The red-shirted officer goes to get it and comes back in chuckling, even lighting it for him. The defendant smokes for about six minutes, then ashes it. After several more minutes, the police come back, ask him if he’s finished and whether he wants to talk. He declines, they leave, and his arresting officers come to escort him out. Just over a minute after he leaves, the officer who gave him the cigarette comes back into frame. Wearing gloves, he dumps the cigarette butt into an evidence envelope and exits the room.
Rosenblatt says New Yorkers would probably be “horrified,” if they knew such surreptitiously collected samples “are stored in a city DNA databank forever, even if the person is ultimately not convicted of any crime, or simply released without further questioning.”
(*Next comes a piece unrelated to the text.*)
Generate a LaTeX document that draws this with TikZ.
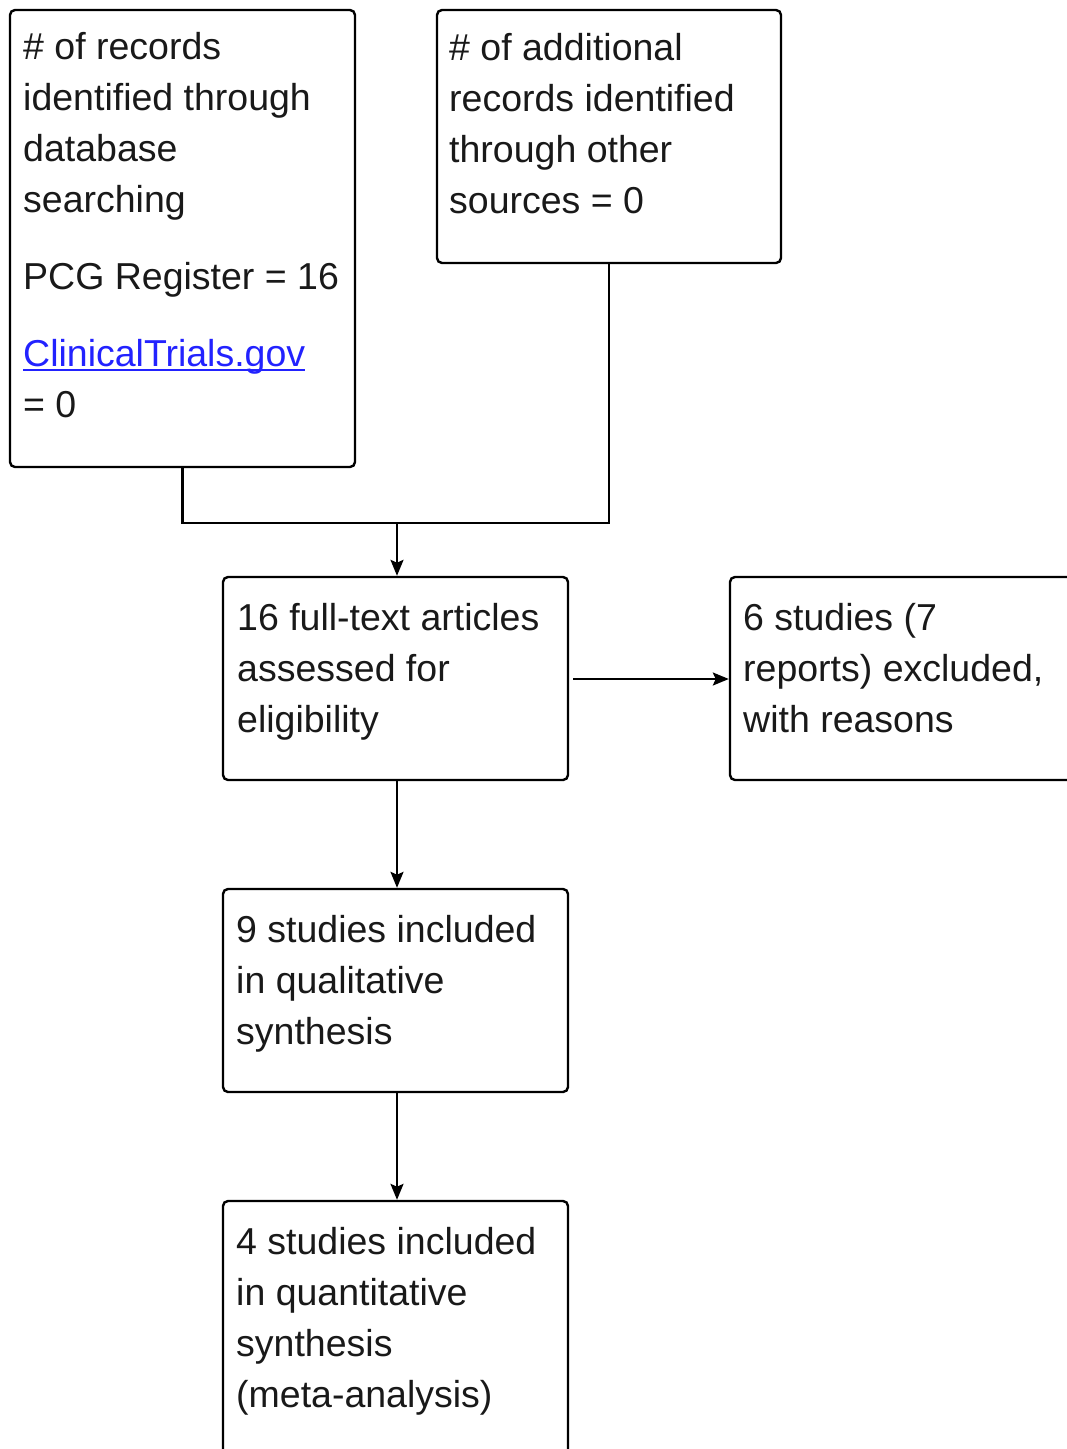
\documentclass[tikz,border=0pt]{standalone}
\usepackage{fontspec}
\setmainfont{Liberation Sans}
\usetikzlibrary{arrows.meta}
\definecolor{linkblue}{RGB}{34,34,255}
\definecolor{txt}{RGB}{25,25,25}
\newcommand{\linkul}[1]{\setbox0\hbox{#1}\rlap{\raisebox{-5pt}{\rule{\wd0}{2pt}}}\box0}
\begin{document}
\begin{tikzpicture}[x=1pt,y=-1pt,
  flowbox/.style={draw=black,line width=2.4pt,rounded corners=5pt,inner sep=0pt,minimum width=345pt},
  flowtext/.style={anchor=base west,inner sep=0pt,align=left,text=txt,font=\fontsize{37.5}{51}\selectfont},
  conn/.style={line width=2.4pt,draw=black},
  arr/.style={conn,-{Stealth[length=16pt,width=13pt,inset=3pt]}}]
\useasboundingbox (0,0) rectangle (1067,1449);
\clip (0,0) rectangle (1067,1449);
% boxes
\node[flowbox,minimum height=457pt] (A) at (182.5,238.5) {};
\node[flowbox,minimum width=344pt,minimum height=253pt] (B) at (609,136.5) {};
\node[flowbox,minimum height=203pt] (C) at (395.5,678.5) {};
\node[flowbox,minimum width=350pt,minimum height=203pt] (D) at (905,678.5) {};
\node[flowbox,minimum height=203pt] (E) at (395.5,990.5) {};
\node[flowbox,minimum height=260pt] (F) at (395.5,1331) {};
% texts (base anchor = baseline of last line)
\node[flowtext] (At) at (23,417) {\# of records\\identified through\\database\\searching\\[26pt]PCG Register = 16\\[26pt]\textcolor{linkblue}{\linkul{ClinicalTrials.gov}}\\= 0};
\node[flowtext] (Bt) at (449,213) {\# of additional\\records identified\\through other\\sources = 0};
\node[flowtext] (Ct) at (237,732) {16 full-text articles\\assessed for\\eligibility};
\node[flowtext] (Dt) at (743,732) {6 studies (7\\reports) excluded,\\with reasons};
\node[flowtext] (Et) at (236,1044) {9 studies included\\in qualitative\\synthesis};
\node[flowtext] (Ft) at (236,1407) {4 studies included\\in quantitative\\synthesis\\(meta-analysis)};
% connectors
\coordinate (M) at (397,523);
\draw[conn] (A.south) |- (M) -| (B.south);
\draw[arr] (M) -- (M |- C.north);
\draw[arr,shorten <=4pt] (C.east |- 0,679) -- (D.west |- 0,679);
\draw[arr] (M |- C.south) -- (M |- E.north);
\draw[arr] (M |- E.south) -- (M |- F.north);
\end{tikzpicture}
\end{document}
From a police perspective, Giacalone argued that surreptitious collection is a superior technique to voluntary swabs because they are harder for defense attorneys to challenge. “The consent always opens up a can of worms,” he noted. “It becomes a he-said, she-said.”
Pushing for change
Public scrutiny of New York City’s DNA practices grew after The Trace and WNYC reported on the rapid and quiet growth of New York City’s DNA database, fueled by authorities’ push to collect DNA in every case in which a gun is recovered, and the Office of the Chief Medical Examiner’s decision to permanently store profiles of nonconvicted suspects.
In a contentious New York City Council hearing on this issue in December 2017, OCME officials acknowledged they could choose to remove samples of nonconvicted individuals from their database if they want to, but argued such inclusion benefited authorities because it enabled more matches in cases beyond those individuals are first suspected in. At the time, Florence Hutner, OCME’s general counsel, told lawmakers, “There is nothing prohibiting the storage of the profiles of unconvicted individuals.”
New York City’s broad DNA collection practices are not unprecedented nationwide. Police in other states, such as California, Florida, Pennsylvania, North Carolina, and Connecticut, also collect and retain the DNA of those arrested but not convicted of certain charges.
Last year, California’s Supreme Court upheld the practice of collecting and storing felony arrestees’ DNA, despite civil liberties advocates’ complaints that such broad collection methods disproportionately affect Black residents, who are more likely to be arrested and exonerated after such arrests. In December 2018, a group of civil society organizations, including the Electronic Frontier Foundation, sued the state, pointing out that though over 750,000 people have been arrested on felonies and ultimately released between 2009 and 2017 in California, fewer than 2,000 had their DNA subsequently expunged from police databases.
Rosenblatt hopes that Roper’s ruling could help change the city’s practice of permanently storing minors’ DNA, which she calls “especially disturbing.” “Young people who are charged with crimes should have a chance to move on and have a productive and law-abiding life,” she said. “Storing their genetic code forever keeps them under a microscope.”